Историк Лийна Кальюнди, которая осенью этого года сменит Давида Всевиова на должности почетного профессора Художественной академии, рассуждает о том, почему падают один за другим памятники в США и Европе. Следует ли снести и монумент епископу Альберту в Риге? Какая идентичность у эстонцев — победителей или побежденных? И что делать с названиями улиц в Нарве? На эти и другие вопросы Кальюнди ответила журналисту ERR Тоомасу Сильдаму.

— Вы по натуре позитивно настроенный человек?

— Думаю, да.

— Вам не кажется, что такое признание звучит пугающе?

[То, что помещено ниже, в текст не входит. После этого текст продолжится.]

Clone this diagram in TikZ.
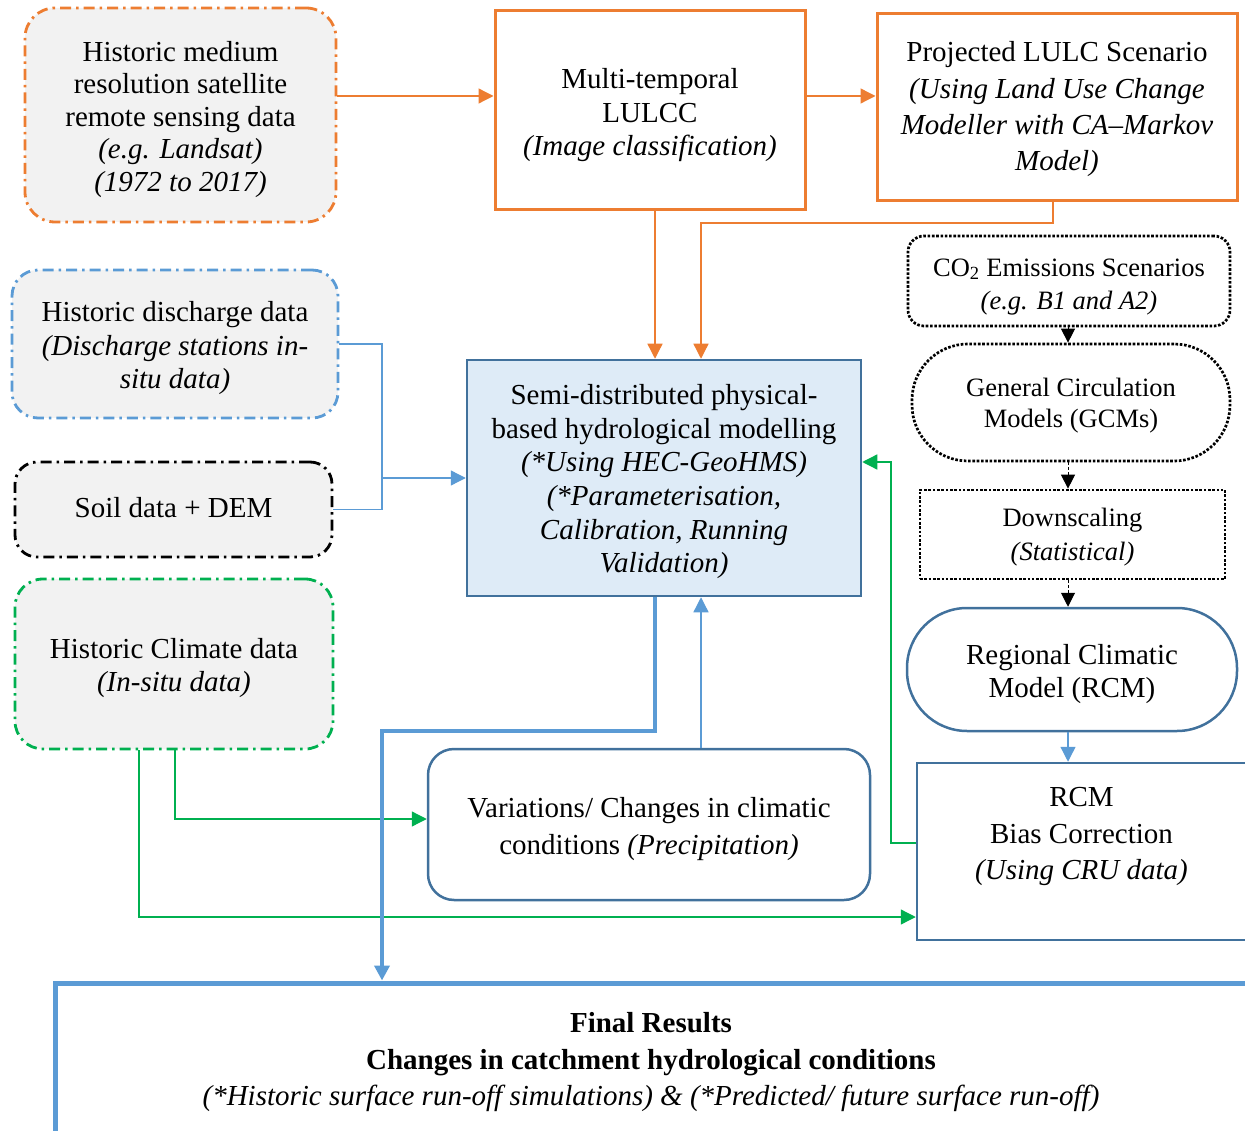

— (Удивленно) Нет, не считаю. Сейчас, в эпоху кризисов и тревоги, по-прежнему важно сохранять позитивный настрой. В последние годы среди студентов все больше тревоги и тревожных вопросов о будущем мира. Поэтому важно искать такие способы действовать, которые не дают впасть в отчаяние и бездействие.

— Мне кажется, что в эпидемию коронавируса негативизм лучше позитивизма.

— Почему вы так считаете?

— Потому что если во время эпидемии сказать кому-то, что он позитивный, то…

(Смеется)

… это значит, что человек заразился.

— С этой точки зрения, конечно.

— Время меняет значение слов?

— Да, несомненно.

— А значение людей и событий?

— Да, время все время меняет значение истории.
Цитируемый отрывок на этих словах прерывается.